__Data provided__.
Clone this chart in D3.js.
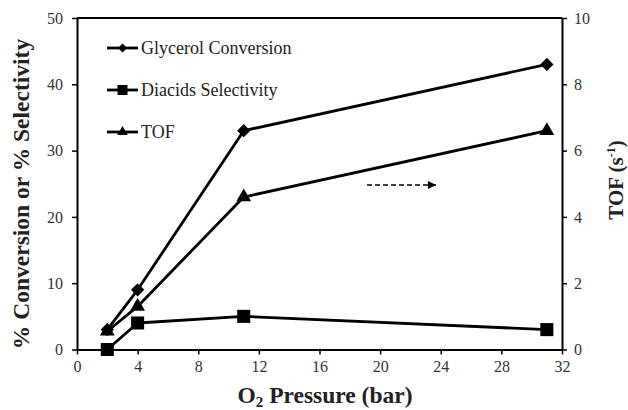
<!DOCTYPE html>
<html><head><meta charset="utf-8">
<script src="https://d3js.org/d3.v7.min.js"></script>
<style>body{margin:0;background:#fff}svg{display:block}
text{font-family:"Liberation Serif" !important;}</style>
</head><body>
<svg id="c" width="628" height="410" font-family="Liberation Serif"></svg>
<script>
const pressure = [2, 4, 11, 31];
const glycerolConversion = [3, 9, 33, 43];
const diacidsSelectivity = [0, 4, 5, 3];
const tof = [0.55, 1.3, 4.6, 6.6];
const xTicks = [0, 4, 8, 12, 16, 20, 24, 28, 32];
const yLeftTicks = [0, 10, 20, 30, 40, 50];
const yRightTicks = [0, 2, 4, 6, 8, 10];
const legendLabels = ["Glycerol Conversion", "Diacids Selectivity", "TOF"];

const svg = d3.select("#c");
const L = 77, R = 562, T = 18, B = 349.5;
const x = d3.scaleLinear().domain([0, 32]).range([L, R]);
const yL = d3.scaleLinear().domain([0, 50]).range([B, T]);
const yR = d3.scaleLinear().domain([0, 10]).range([B, T]);
const font = "Liberation Serif";

// square-ish diamond symbol (size = half diagonal squared)
const squareDiamond = {draw(ctx, size) {
  const r = Math.sqrt(size);
  ctx.moveTo(0, -r); ctx.lineTo(r, 0); ctx.lineTo(0, r); ctx.lineTo(-r, 0); ctx.closePath();
}};

svg.append("line").attr("x1", L).attr("x2", R).attr("y1", T).attr("y2", T)
  .attr("stroke", "#000").attr("stroke-width", 2);

function styleAxis(g) {
  g.attr("font-family", font);
  g.select(".domain").attr("stroke-width", 2);
  g.selectAll(".tick line").attr("stroke-width", 1.5);
  g.selectAll(".tick text").style("font-family", font).style("font-size", "16px").attr("fill", "#333");
}
svg.append("g").attr("transform", `translate(0,${B})`)
  .call(d3.axisBottom(x).tickValues(xTicks).tickSize(5).tickSizeOuter(0).tickPadding(6))
  .call(styleAxis);
svg.append("g").attr("transform", `translate(${L},0)`)
  .call(d3.axisLeft(yL).tickValues(yLeftTicks).tickSize(5).tickSizeOuter(0).tickPadding(9))
  .call(styleAxis);
svg.append("g").attr("transform", `translate(${R},0)`)
  .call(d3.axisRight(yR).tickValues(yRightTicks).tickSize(5).tickSizeOuter(0).tickPadding(7))
  .call(styleAxis);

const series = [
  {vals: glycerolConversion, y: yL, sym: squareDiamond, size: 44, lsize: 20},
  {vals: diacidsSelectivity, y: yL, sym: d3.symbolSquare, size: 170, lsize: 100},
  {vals: tof, y: yR, sym: d3.symbolTriangle, size: 95, lsize: 48}
];
series.forEach(s => {
  const line = d3.line().x((d, i) => x(pressure[i])).y(d => s.y(d));
  svg.append("path").datum(s.vals).attr("d", line).attr("fill", "none")
    .attr("stroke", "#000").attr("stroke-width", 2.8).attr("stroke-linejoin", "round");
  svg.selectAll(null).data(s.vals).enter().append("path")
    .attr("d", d3.symbol().type(s.sym).size(s.size))
    .attr("transform", (d, i) => `translate(${x(pressure[i])},${s.y(d)})`)
    .attr("fill", "#000");
});

const legY = [48, 90, 132];
series.forEach((s, i) => {
  const g = svg.append("g").attr("transform", `translate(107,${legY[i]})`);
  g.append("line").attr("x1", 0).attr("x2", 31).attr("stroke", "#000").attr("stroke-width", 2.8);
  g.append("path").attr("d", d3.symbol().type(s.sym).size(s.lsize)).attr("transform", "translate(15.5,0)");
  g.append("text").attr("x", 34).attr("y", 6).style("font-family", font).style("font-size", "18px")
    .attr("fill", "#222").text(legendLabels[i]);
});

svg.append("defs").append("marker").attr("id", "ah").attr("viewBox", "0 0 10 10")
  .attr("refX", 10).attr("refY", 5).attr("markerWidth", 8).attr("markerHeight", 8)
  .attr("markerUnits", "userSpaceOnUse").attr("orient", "auto")
  .append("path").attr("d", "M0,0L10,5L0,10Z").attr("fill", "#000");
svg.append("line").attr("x1", 367).attr("x2", 436).attr("y1", 185).attr("y2", 185)
  .attr("stroke", "#000").attr("stroke-width", 1.5).attr("stroke-dasharray", "5,3")
  .attr("marker-end", "url(#ah)");

const xt = svg.append("text").attr("x", 325).attr("y", 403).attr("text-anchor", "middle")
  .style("font-family", font).style("font-weight", "bold").style("font-size", "23.5px").attr("fill", "#222");
xt.append("tspan").text("O");
xt.append("tspan").style("font-size", "15px").attr("dy", 4).text("2");
xt.append("tspan").attr("dy", -4).text(" Pressure (bar)");

svg.append("text").attr("transform", "translate(29,194) rotate(-90)").attr("text-anchor", "middle")
  .style("font-family", font).style("font-weight", "bold").style("font-size", "23.5px").attr("fill", "#222")
  .text("% Conversion or % Selectivity");

const rt = svg.append("text").attr("transform", "translate(623,180) rotate(-90)").attr("text-anchor", "middle")
  .style("font-family", font).style("font-weight", "bold").style("font-size", "21px").attr("fill", "#222");
rt.append("tspan").text("TOF (s");
rt.append("tspan").style("font-size", "12px").attr("dy", -8).text("-1");
rt.append("tspan").attr("dy", 8).text(")");
</script>
</body></html>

__Your goal__.
Copy the listing over exactly, skipping the pictures it holds.

__Completed task__.
Clone this chart in D3.js.
<!DOCTYPE html>
<html><head><meta charset="utf-8">
<script src="https://d3js.org/d3.v7.min.js"></script>
<style>body{margin:0;background:#fff}svg{display:block}
text{font-family:"Liberation Serif" !important;}</style>
</head><body>
<svg id="c" width="628" height="410" font-family="Liberation Serif"></svg>
<script>
const pressure = [2, 4, 11, 31];
const glycerolConversion = [3, 9, 33, 43];
const diacidsSelectivity = [0, 4, 5, 3];
const tof = [0.55, 1.3, 4.6, 6.6];
const xTicks = [0, 4, 8, 12, 16, 20, 24, 28, 32];
const yLeftTicks = [0, 10, 20, 30, 40, 50];
const yRightTicks = [0, 2, 4, 6, 8, 10];
const legendLabels = ["Glycerol Conversion", "Diacids Selectivity", "TOF"];

const svg = d3.select("#c");
const L = 77, R = 562, T = 18, B = 349.5;
const x = d3.scaleLinear().domain([0, 32]).range([L, R]);
const yL = d3.scaleLinear().domain([0, 50]).range([B, T]);
const yR = d3.scaleLinear().domain([0, 10]).range([B, T]);
const font = "Liberation Serif";

// square-ish diamond symbol (size = half diagonal squared)
const squareDiamond = {draw(ctx, size) {
  const r = Math.sqrt(size);
  ctx.moveTo(0, -r); ctx.lineTo(r, 0); ctx.lineTo(0, r); ctx.lineTo(-r, 0); ctx.closePath();
}};

svg.append("line").attr("x1", L).attr("x2", R).attr("y1", T).attr("y2", T)
  .attr("stroke", "#000").attr("stroke-width", 2);

function styleAxis(g) {
  g.attr("font-family", font);
  g.select(".domain").attr("stroke-width", 2);
  g.selectAll(".tick line").attr("stroke-width", 1.5);
  g.selectAll(".tick text").style("font-family", font).style("font-size", "16px").attr("fill", "#333");
}
svg.append("g").attr("transform", `translate(0,${B})`)
  .call(d3.axisBottom(x).tickValues(xTicks).tickSize(5).tickSizeOuter(0).tickPadding(6))
  .call(styleAxis);
svg.append("g").attr("transform", `translate(${L},0)`)
  .call(d3.axisLeft(yL).tickValues(yLeftTicks).tickSize(5).tickSizeOuter(0).tickPadding(9))
  .call(styleAxis);
svg.append("g").attr("transform", `translate(${R},0)`)
  .call(d3.axisRight(yR).tickValues(yRightTicks).tickSize(5).tickSizeOuter(0).tickPadding(7))
  .call(styleAxis);

const series = [
  {vals: glycerolConversion, y: yL, sym: squareDiamond, size: 44, lsize: 20},
  {vals: diacidsSelectivity, y: yL, sym: d3.symbolSquare, size: 170, lsize: 100},
  {vals: tof, y: yR, sym: d3.symbolTriangle, size: 95, lsize: 48}
];
series.forEach(s => {
  const line = d3.line().x((d, i) => x(pressure[i])).y(d => s.y(d));
  svg.append("path").datum(s.vals).attr("d", line).attr("fill", "none")
    .attr("stroke", "#000").attr("stroke-width", 2.8).attr("stroke-linejoin", "round");
  svg.selectAll(null).data(s.vals).enter().append("path")
    .attr("d", d3.symbol().type(s.sym).size(s.size))
    .attr("transform", (d, i) => `translate(${x(pressure[i])},${s.y(d)})`)
    .attr("fill", "#000");
});

const legY = [48, 90, 132];
series.forEach((s, i) => {
  const g = svg.append("g").attr("transform", `translate(107,${legY[i]})`);
  g.append("line").attr("x1", 0).attr("x2", 31).attr("stroke", "#000").attr("stroke-width", 2.8);
  g.append("path").attr("d", d3.symbol().type(s.sym).size(s.lsize)).attr("transform", "translate(15.5,0)");
  g.append("text").attr("x", 34).attr("y", 6).style("font-family", font).style("font-size", "18px")
    .attr("fill", "#222").text(legendLabels[i]);
});

svg.append("defs").append("marker").attr("id", "ah").attr("viewBox", "0 0 10 10")
  .attr("refX", 10).attr("refY", 5).attr("markerWidth", 8).attr("markerHeight", 8)
  .attr("markerUnits", "userSpaceOnUse").attr("orient", "auto")
  .append("path").attr("d", "M0,0L10,5L0,10Z").attr("fill", "#000");
svg.append("line").attr("x1", 367).attr("x2", 436).attr("y1", 185).attr("y2", 185)
  .attr("stroke", "#000").attr("stroke-width", 1.5).attr("stroke-dasharray", "5,3")
  .attr("marker-end", "url(#ah)");

const xt = svg.append("text").attr("x", 325).attr("y", 403).attr("text-anchor", "middle")
  .style("font-family", font).style("font-weight", "bold").style("font-size", "23.5px").attr("fill", "#222");
xt.append("tspan").text("O");
xt.append("tspan").style("font-size", "15px").attr("dy", 4).text("2");
xt.append("tspan").attr("dy", -4).text(" Pressure (bar)");

svg.append("text").attr("transform", "translate(29,194) rotate(-90)").attr("text-anchor", "middle")
  .style("font-family", font).style("font-weight", "bold").style("font-size", "23.5px").attr("fill", "#222")
  .text("% Conversion or % Selectivity");

const rt = svg.append("text").attr("transform", "translate(623,180) rotate(-90)").attr("text-anchor", "middle")
  .style("font-family", font).style("font-weight", "bold").style("font-size", "21px").attr("fill", "#222");
rt.append("tspan").text("TOF (s");
rt.append("tspan").style("font-size", "12px").attr("dy", -8).text("-1");
rt.append("tspan").attr("dy", 8).text(")");
</script>
</body></html>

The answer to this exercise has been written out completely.